Set the data down again, exactly as it reads, but without the pictures.

Supplied information ▸
((

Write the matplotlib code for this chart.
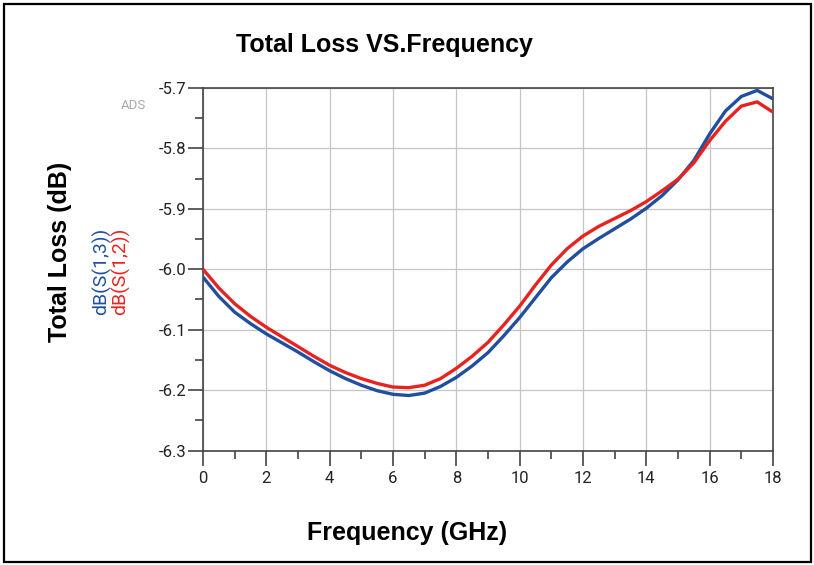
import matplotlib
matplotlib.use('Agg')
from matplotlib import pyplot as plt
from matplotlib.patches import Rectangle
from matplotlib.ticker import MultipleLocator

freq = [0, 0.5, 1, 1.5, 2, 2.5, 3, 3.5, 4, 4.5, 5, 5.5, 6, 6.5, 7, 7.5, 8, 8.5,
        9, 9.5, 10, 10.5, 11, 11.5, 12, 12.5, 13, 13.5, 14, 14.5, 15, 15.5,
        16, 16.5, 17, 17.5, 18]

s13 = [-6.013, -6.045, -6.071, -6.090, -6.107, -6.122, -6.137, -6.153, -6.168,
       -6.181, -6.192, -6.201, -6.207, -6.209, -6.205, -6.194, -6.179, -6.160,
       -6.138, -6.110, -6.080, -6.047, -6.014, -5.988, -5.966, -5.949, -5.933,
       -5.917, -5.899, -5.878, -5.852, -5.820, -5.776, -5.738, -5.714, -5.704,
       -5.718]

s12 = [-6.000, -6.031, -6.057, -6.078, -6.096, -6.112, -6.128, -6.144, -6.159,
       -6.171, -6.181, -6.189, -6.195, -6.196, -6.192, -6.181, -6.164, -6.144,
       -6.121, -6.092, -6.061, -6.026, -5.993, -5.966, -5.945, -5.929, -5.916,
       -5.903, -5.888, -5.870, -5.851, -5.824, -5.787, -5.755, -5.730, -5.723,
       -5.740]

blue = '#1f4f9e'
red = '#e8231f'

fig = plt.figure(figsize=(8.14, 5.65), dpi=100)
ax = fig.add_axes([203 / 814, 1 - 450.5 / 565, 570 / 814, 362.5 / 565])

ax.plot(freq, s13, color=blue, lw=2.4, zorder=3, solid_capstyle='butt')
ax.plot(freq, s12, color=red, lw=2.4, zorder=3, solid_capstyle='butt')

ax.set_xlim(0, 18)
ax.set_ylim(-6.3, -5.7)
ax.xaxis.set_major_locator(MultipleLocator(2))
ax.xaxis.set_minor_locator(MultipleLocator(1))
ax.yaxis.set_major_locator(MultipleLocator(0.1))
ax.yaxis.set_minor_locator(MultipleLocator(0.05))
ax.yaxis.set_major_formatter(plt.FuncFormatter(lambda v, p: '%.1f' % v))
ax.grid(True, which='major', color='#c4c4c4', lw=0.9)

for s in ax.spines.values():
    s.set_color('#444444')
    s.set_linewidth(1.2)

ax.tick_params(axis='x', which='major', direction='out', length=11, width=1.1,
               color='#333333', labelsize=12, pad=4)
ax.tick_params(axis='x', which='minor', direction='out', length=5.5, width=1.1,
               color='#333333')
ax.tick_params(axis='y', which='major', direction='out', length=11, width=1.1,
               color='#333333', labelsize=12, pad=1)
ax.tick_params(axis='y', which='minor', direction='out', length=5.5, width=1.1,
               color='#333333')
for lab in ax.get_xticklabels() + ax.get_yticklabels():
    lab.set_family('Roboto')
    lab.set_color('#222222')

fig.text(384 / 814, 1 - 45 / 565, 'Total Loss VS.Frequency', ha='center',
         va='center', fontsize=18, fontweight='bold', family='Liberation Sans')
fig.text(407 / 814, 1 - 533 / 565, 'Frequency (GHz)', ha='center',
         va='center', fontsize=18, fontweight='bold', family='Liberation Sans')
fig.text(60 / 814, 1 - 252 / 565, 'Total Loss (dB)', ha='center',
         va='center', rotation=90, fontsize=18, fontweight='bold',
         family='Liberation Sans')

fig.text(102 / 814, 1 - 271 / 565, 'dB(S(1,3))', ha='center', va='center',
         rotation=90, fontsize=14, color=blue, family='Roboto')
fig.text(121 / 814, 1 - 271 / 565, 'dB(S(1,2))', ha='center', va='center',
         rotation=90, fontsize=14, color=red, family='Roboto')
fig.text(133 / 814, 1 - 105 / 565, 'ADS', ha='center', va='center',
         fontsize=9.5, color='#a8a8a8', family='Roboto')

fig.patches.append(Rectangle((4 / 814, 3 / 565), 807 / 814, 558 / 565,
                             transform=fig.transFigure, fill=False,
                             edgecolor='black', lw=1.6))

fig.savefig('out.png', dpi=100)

))

Solution to this exercise ▸
Write the matplotlib code for this chart.
import matplotlib
matplotlib.use('Agg')
from matplotlib import pyplot as plt
from matplotlib.patches import Rectangle
from matplotlib.ticker import MultipleLocator

freq = [0, 0.5, 1, 1.5, 2, 2.5, 3, 3.5, 4, 4.5, 5, 5.5, 6, 6.5, 7, 7.5, 8, 8.5,
        9, 9.5, 10, 10.5, 11, 11.5, 12, 12.5, 13, 13.5, 14, 14.5, 15, 15.5,
        16, 16.5, 17, 17.5, 18]

s13 = [-6.013, -6.045, -6.071, -6.090, -6.107, -6.122, -6.137, -6.153, -6.168,
       -6.181, -6.192, -6.201, -6.207, -6.209, -6.205, -6.194, -6.179, -6.160,
       -6.138, -6.110, -6.080, -6.047, -6.014, -5.988, -5.966, -5.949, -5.933,
       -5.917, -5.899, -5.878, -5.852, -5.820, -5.776, -5.738, -5.714, -5.704,
       -5.718]

s12 = [-6.000, -6.031, -6.057, -6.078, -6.096, -6.112, -6.128, -6.144, -6.159,
       -6.171, -6.181, -6.189, -6.195, -6.196, -6.192, -6.181, -6.164, -6.144,
       -6.121, -6.092, -6.061, -6.026, -5.993, -5.966, -5.945, -5.929, -5.916,
       -5.903, -5.888, -5.870, -5.851, -5.824, -5.787, -5.755, -5.730, -5.723,
       -5.740]

blue = '#1f4f9e'
red = '#e8231f'

fig = plt.figure(figsize=(8.14, 5.65), dpi=100)
ax = fig.add_axes([203 / 814, 1 - 450.5 / 565, 570 / 814, 362.5 / 565])

ax.plot(freq, s13, color=blue, lw=2.4, zorder=3, solid_capstyle='butt')
ax.plot(freq, s12, color=red, lw=2.4, zorder=3, solid_capstyle='butt')

ax.set_xlim(0, 18)
ax.set_ylim(-6.3, -5.7)
ax.xaxis.set_major_locator(MultipleLocator(2))
ax.xaxis.set_minor_locator(MultipleLocator(1))
ax.yaxis.set_major_locator(MultipleLocator(0.1))
ax.yaxis.set_minor_locator(MultipleLocator(0.05))
ax.yaxis.set_major_formatter(plt.FuncFormatter(lambda v, p: '%.1f' % v))
ax.grid(True, which='major', color='#c4c4c4', lw=0.9)

for s in ax.spines.values():
    s.set_color('#444444')
    s.set_linewidth(1.2)

ax.tick_params(axis='x', which='major', direction='out', length=11, width=1.1,
               color='#333333', labelsize=12, pad=4)
ax.tick_params(axis='x', which='minor', direction='out', length=5.5, width=1.1,
               color='#333333')
ax.tick_params(axis='y', which='major', direction='out', length=11, width=1.1,
               color='#333333', labelsize=12, pad=1)
ax.tick_params(axis='y', which='minor', direction='out', length=5.5, width=1.1,
               color='#333333')
for lab in ax.get_xticklabels() + ax.get_yticklabels():
    lab.set_family('Roboto')
    lab.set_color('#222222')

fig.text(384 / 814, 1 - 45 / 565, 'Total Loss VS.Frequency', ha='center',
         va='center', fontsize=18, fontweight='bold', family='Liberation Sans')
fig.text(407 / 814, 1 - 533 / 565, 'Frequency (GHz)', ha='center',
         va='center', fontsize=18, fontweight='bold', family='Liberation Sans')
fig.text(60 / 814, 1 - 252 / 565, 'Total Loss (dB)', ha='center',
         va='center', rotation=90, fontsize=18, fontweight='bold',
         family='Liberation Sans')

fig.text(102 / 814, 1 - 271 / 565, 'dB(S(1,3))', ha='center', va='center',
         rotation=90, fontsize=14, color=blue, family='Roboto')
fig.text(121 / 814, 1 - 271 / 565, 'dB(S(1,2))', ha='center', va='center',
         rotation=90, fontsize=14, color=red, family='Roboto')
fig.text(133 / 814, 1 - 105 / 565, 'ADS', ha='center', va='center',
         fontsize=9.5, color='#a8a8a8', family='Roboto')

fig.patches.append(Rectangle((4 / 814, 3 / 565), 807 / 814, 558 / 565,
                             transform=fig.transFigure, fill=False,
                             edgecolor='black', lw=1.6))

fig.savefig('out.png', dpi=100)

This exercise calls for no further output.